_Work instructions_: Restate the data below word for word. Skip any images it contains.
— start of Information provided —
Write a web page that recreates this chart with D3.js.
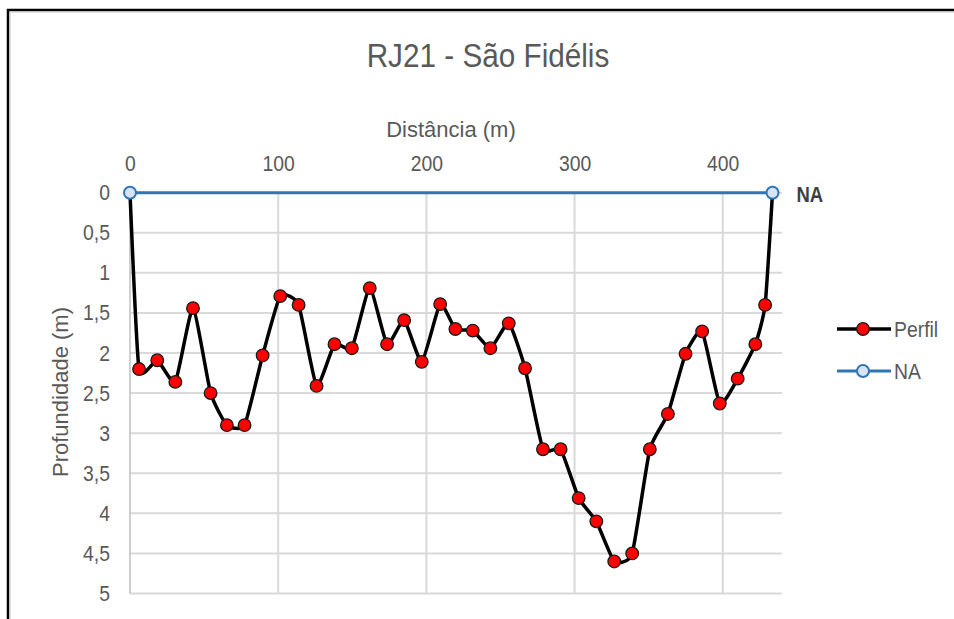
<!DOCTYPE html>
<html>
<head>
<meta charset="utf-8">
<script src="https://cdn.jsdelivr.net/npm/d3@7"></script>
<style>
  body { margin: 0; background: #fff; }
  text { font-family: "Liberation Sans", Arial, sans-serif; }
</style>
</head>
<body>
<script>
// profile data: distance (m) and depth (m)
var distancia = [0, 6.1, 18.4, 30.6, 42.5, 54.4, 65.4, 77.3, 89.5, 101.4, 113.8, 125.9, 138, 149.7, 161.8, 173.5, 185, 196.9, 209.3, 219.6, 231.3, 243.2, 255.6, 266.6, 278.7, 290.6, 302.8, 314.7, 326.8, 338.9, 350.8, 363, 374.9, 386.1, 398, 410.1, 422, 428.6, 433.6];
var profundidade = [0, 2.20, 2.09, 2.36, 1.44, 2.50, 2.90, 2.90, 2.03, 1.29, 1.40, 2.41, 1.89, 1.94, 1.19, 1.89, 1.59, 2.11, 1.39, 1.70, 1.72, 1.94, 1.63, 2.19, 3.20, 3.20, 3.81, 4.10, 4.60, 4.50, 3.20, 2.76, 2.01, 1.73, 2.63, 2.32, 1.89, 1.40, 0];
var naDistancia = [0, 433.6];
var naProfundidade = [0, 0];
var xTicks = [0, 100, 200, 300, 400];
var yTicks = [0, 0.5, 1, 1.5, 2, 2.5, 3, 3.5, 4, 4.5, 5];
var seriesNames = ["Perfil", "NA"];

var W = 954, H = 619;
var svg = d3.select("body").append("svg").attr("width", W).attr("height", H);

// squeeze text a bit, the original font is narrower than Liberation Sans
function condense(sel, k) {
  sel.each(function() {
    var w = this.getComputedTextLength();
    d3.select(this).attr("textLength", w * k).attr("lengthAdjust", "spacingAndGlyphs");
  });
}

// chart border (runs off the right and bottom of the picture)
svg.append("rect")
  .attr("x", 8).attr("y", 10).attr("width", 1000).attr("height", 700)
  .attr("fill", "#fff").attr("stroke", "#000").attr("stroke-width", 2.5);
svg.append("path").attr("d", "M10.5,620V12.5H960")
  .attr("fill", "none").attr("stroke", "#e0e0e0").attr("stroke-width", 1);

var x = d3.scaleLinear().domain([0, 440]).range([130, 782]);
var y = d3.scaleLinear().domain([0, 5]).range([192.7, 593.5]);

// gridlines
var grid = svg.append("g");
grid.selectAll("line.h").data(yTicks).join("line")
  .attr("x1", x(0)).attr("x2", x(440))
  .attr("y1", function(d) { return y(d) }).attr("y2", function(d) { return y(d) })
  .attr("stroke", "#d9d9d9").attr("stroke-width", 2);
grid.selectAll("line.v").data(xTicks.slice(1)).join("line")
  .attr("x1", function(d) { return x(d) }).attr("x2", function(d) { return x(d) })
  .attr("y1", y(0)).attr("y2", y(5))
  .attr("stroke", "#d9d9d9").attr("stroke-width", 2);
svg.append("line")
  .attr("x1", x(0)).attr("x2", x(0)).attr("y1", y(0)).attr("y2", y(5))
  .attr("stroke", "#bfbfbf").attr("stroke-width", 1.5);

// axes
var xAxis = svg.append("g").attr("transform", "translate(0," + y(0) + ")")
  .call(d3.axisTop(x).tickValues(xTicks).tickSize(0).tickPadding(22));
var yAxis = svg.append("g").attr("transform", "translate(" + x(0) + ",0)")
  .call(d3.axisLeft(y).tickValues(yTicks).tickSize(0).tickPadding(20)
    .tickFormat(function(d) { return String(d).replace(".", ",") }));
[xAxis, yAxis].forEach(function(a) {
  a.select(".domain").remove();
  a.selectAll("text").attr("font-size", 22).attr("fill", "#595959")
    .style("font-family", "'Liberation Sans', Arial, sans-serif")
    .call(condense, 0.88);
});

// titles
svg.append("text").attr("x", 488).attr("y", 67).attr("text-anchor", "middle")
  .attr("font-size", 33).attr("fill", "#595959").text("RJ21 - São Fidélis")
  .call(condense, 0.9);
svg.append("text").attr("x", 451).attr("y", 137).attr("text-anchor", "middle")
  .attr("font-size", 22).attr("fill", "#595959").text("Distância (m)");
svg.append("text").attr("transform", "translate(68,392) rotate(-90)").attr("text-anchor", "middle")
  .attr("font-size", 22).attr("fill", "#595959").text("Profundidade (m)");

// perfil line
var perfil = distancia.map(function(d, i) { return {x: d, y: profundidade[i]} });
var lineFunc = d3.line()
  .x(function(d) { return x(d.x) })
  .y(function(d) { return y(d.y) })
  .curve(d3.curveCardinal.tension(0.5));
svg.append("path").attr("d", lineFunc(perfil))
  .attr("fill", "none").attr("stroke", "#000").attr("stroke-width", 3.5);
svg.selectAll("circle.p").data(perfil.filter(function(d) { return d.y > 0 })).join("circle")
  .attr("cx", function(d) { return x(d.x) }).attr("cy", function(d) { return y(d.y) })
  .attr("r", 6.3).attr("fill", "#ff0000").attr("stroke", "#1a1a1a").attr("stroke-width", 1.3);

// NA line
var na = naDistancia.map(function(d, i) { return {x: d, y: naProfundidade[i]} });
svg.append("path").attr("d", d3.line().x(function(d) { return x(d.x) }).y(function(d) { return y(d.y) })(na))
  .attr("fill", "none").attr("stroke", "#2e75b6").attr("stroke-width", 3);
svg.selectAll("circle.na").data(na).join("circle")
  .attr("cx", function(d) { return x(d.x) }).attr("cy", function(d) { return y(d.y) })
  .attr("r", 6).attr("fill", "#dae3f3").attr("stroke", "#2e75b6").attr("stroke-width", 2);
svg.append("text").attr("x", x(naDistancia[1]) + 24).attr("y", y(0) + 9)
  .attr("font-size", 22).attr("font-weight", "bold").attr("fill", "#404040").text("NA")
  .call(condense, 0.84);

// legend
var legend = svg.selectAll("g.leg").data(seriesNames).join("g")
  .attr("transform", function(d, i) { return "translate(837," + (329 + i * 42) + ")" });
legend.append("line").attr("x1", 0).attr("x2", 54)
  .attr("stroke", function(d, i) { return i === 0 ? "#000" : "#2e75b6" })
  .attr("stroke-width", function(d, i) { return i === 0 ? 3.5 : 3 });
legend.append("circle").attr("cx", 26).attr("r", function(d, i) { return i === 0 ? 6.3 : 6 })
  .attr("fill", function(d, i) { return i === 0 ? "#ff0000" : "#dae3f3" })
  .attr("stroke", function(d, i) { return i === 0 ? "#1a1a1a" : "#2e75b6" })
  .attr("stroke-width", function(d, i) { return i === 0 ? 1.3 : 2 });
legend.append("text").attr("x", 57).attr("y", 8)
  .attr("font-size", 22).attr("fill", "#595959").text(function(d) { return d })
  .call(condense, 0.88);
</script>
</body>
</html>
— end of Information provided —
_Answer to this exercise_:
Write a web page that recreates this chart with D3.js.
<!DOCTYPE html>
<html>
<head>
<meta charset="utf-8">
<script src="https://cdn.jsdelivr.net/npm/d3@7"></script>
<style>
  body { margin: 0; background: #fff; }
  text { font-family: "Liberation Sans", Arial, sans-serif; }
</style>
</head>
<body>
<script>
// profile data: distance (m) and depth (m)
var distancia = [0, 6.1, 18.4, 30.6, 42.5, 54.4, 65.4, 77.3, 89.5, 101.4, 113.8, 125.9, 138, 149.7, 161.8, 173.5, 185, 196.9, 209.3, 219.6, 231.3, 243.2, 255.6, 266.6, 278.7, 290.6, 302.8, 314.7, 326.8, 338.9, 350.8, 363, 374.9, 386.1, 398, 410.1, 422, 428.6, 433.6];
var profundidade = [0, 2.20, 2.09, 2.36, 1.44, 2.50, 2.90, 2.90, 2.03, 1.29, 1.40, 2.41, 1.89, 1.94, 1.19, 1.89, 1.59, 2.11, 1.39, 1.70, 1.72, 1.94, 1.63, 2.19, 3.20, 3.20, 3.81, 4.10, 4.60, 4.50, 3.20, 2.76, 2.01, 1.73, 2.63, 2.32, 1.89, 1.40, 0];
var naDistancia = [0, 433.6];
var naProfundidade = [0, 0];
var xTicks = [0, 100, 200, 300, 400];
var yTicks = [0, 0.5, 1, 1.5, 2, 2.5, 3, 3.5, 4, 4.5, 5];
var seriesNames = ["Perfil", "NA"];

var W = 954, H = 619;
var svg = d3.select("body").append("svg").attr("width", W).attr("height", H);

// squeeze text a bit, the original font is narrower than Liberation Sans
function condense(sel, k) {
  sel.each(function() {
    var w = this.getComputedTextLength();
    d3.select(this).attr("textLength", w * k).attr("lengthAdjust", "spacingAndGlyphs");
  });
}

// chart border (runs off the right and bottom of the picture)
svg.append("rect")
  .attr("x", 8).attr("y", 10).attr("width", 1000).attr("height", 700)
  .attr("fill", "#fff").attr("stroke", "#000").attr("stroke-width", 2.5);
svg.append("path").attr("d", "M10.5,620V12.5H960")
  .attr("fill", "none").attr("stroke", "#e0e0e0").attr("stroke-width", 1);

var x = d3.scaleLinear().domain([0, 440]).range([130, 782]);
var y = d3.scaleLinear().domain([0, 5]).range([192.7, 593.5]);

// gridlines
var grid = svg.append("g");
grid.selectAll("line.h").data(yTicks).join("line")
  .attr("x1", x(0)).attr("x2", x(440))
  .attr("y1", function(d) { return y(d) }).attr("y2", function(d) { return y(d) })
  .attr("stroke", "#d9d9d9").attr("stroke-width", 2);
grid.selectAll("line.v").data(xTicks.slice(1)).join("line")
  .attr("x1", function(d) { return x(d) }).attr("x2", function(d) { return x(d) })
  .attr("y1", y(0)).attr("y2", y(5))
  .attr("stroke", "#d9d9d9").attr("stroke-width", 2);
svg.append("line")
  .attr("x1", x(0)).attr("x2", x(0)).attr("y1", y(0)).attr("y2", y(5))
  .attr("stroke", "#bfbfbf").attr("stroke-width", 1.5);

// axes
var xAxis = svg.append("g").attr("transform", "translate(0," + y(0) + ")")
  .call(d3.axisTop(x).tickValues(xTicks).tickSize(0).tickPadding(22));
var yAxis = svg.append("g").attr("transform", "translate(" + x(0) + ",0)")
  .call(d3.axisLeft(y).tickValues(yTicks).tickSize(0).tickPadding(20)
    .tickFormat(function(d) { return String(d).replace(".", ",") }));
[xAxis, yAxis].forEach(function(a) {
  a.select(".domain").remove();
  a.selectAll("text").attr("font-size", 22).attr("fill", "#595959")
    .style("font-family", "'Liberation Sans', Arial, sans-serif")
    .call(condense, 0.88);
});

// titles
svg.append("text").attr("x", 488).attr("y", 67).attr("text-anchor", "middle")
  .attr("font-size", 33).attr("fill", "#595959").text("RJ21 - São Fidélis")
  .call(condense, 0.9);
svg.append("text").attr("x", 451).attr("y", 137).attr("text-anchor", "middle")
  .attr("font-size", 22).attr("fill", "#595959").text("Distância (m)");
svg.append("text").attr("transform", "translate(68,392) rotate(-90)").attr("text-anchor", "middle")
  .attr("font-size", 22).attr("fill", "#595959").text("Profundidade (m)");

// perfil line
var perfil = distancia.map(function(d, i) { return {x: d, y: profundidade[i]} });
var lineFunc = d3.line()
  .x(function(d) { return x(d.x) })
  .y(function(d) { return y(d.y) })
  .curve(d3.curveCardinal.tension(0.5));
svg.append("path").attr("d", lineFunc(perfil))
  .attr("fill", "none").attr("stroke", "#000").attr("stroke-width", 3.5);
svg.selectAll("circle.p").data(perfil.filter(function(d) { return d.y > 0 })).join("circle")
  .attr("cx", function(d) { return x(d.x) }).attr("cy", function(d) { return y(d.y) })
  .attr("r", 6.3).attr("fill", "#ff0000").attr("stroke", "#1a1a1a").attr("stroke-width", 1.3);

// NA line
var na = naDistancia.map(function(d, i) { return {x: d, y: naProfundidade[i]} });
svg.append("path").attr("d", d3.line().x(function(d) { return x(d.x) }).y(function(d) { return y(d.y) })(na))
  .attr("fill", "none").attr("stroke", "#2e75b6").attr("stroke-width", 3);
svg.selectAll("circle.na").data(na).join("circle")
  .attr("cx", function(d) { return x(d.x) }).attr("cy", function(d) { return y(d.y) })
  .attr("r", 6).attr("fill", "#dae3f3").attr("stroke", "#2e75b6").attr("stroke-width", 2);
svg.append("text").attr("x", x(naDistancia[1]) + 24).attr("y", y(0) + 9)
  .attr("font-size", 22).attr("font-weight", "bold").attr("fill", "#404040").text("NA")
  .call(condense, 0.84);

// legend
var legend = svg.selectAll("g.leg").data(seriesNames).join("g")
  .attr("transform", function(d, i) { return "translate(837," + (329 + i * 42) + ")" });
legend.append("line").attr("x1", 0).attr("x2", 54)
  .attr("stroke", function(d, i) { return i === 0 ? "#000" : "#2e75b6" })
  .attr("stroke-width", function(d, i) { return i === 0 ? 3.5 : 3 });
legend.append("circle").attr("cx", 26).attr("r", function(d, i) { return i === 0 ? 6.3 : 6 })
  .attr("fill", function(d, i) { return i === 0 ? "#ff0000" : "#dae3f3" })
  .attr("stroke", function(d, i) { return i === 0 ? "#1a1a1a" : "#2e75b6" })
  .attr("stroke-width", function(d, i) { return i === 0 ? 1.3 : 2 });
legend.append("text").attr("x", 57).attr("y", 8)
  .attr("font-size", 22).attr("fill", "#595959").text(function(d) { return d })
  .call(condense, 0.88);
</script>
</body>
</html>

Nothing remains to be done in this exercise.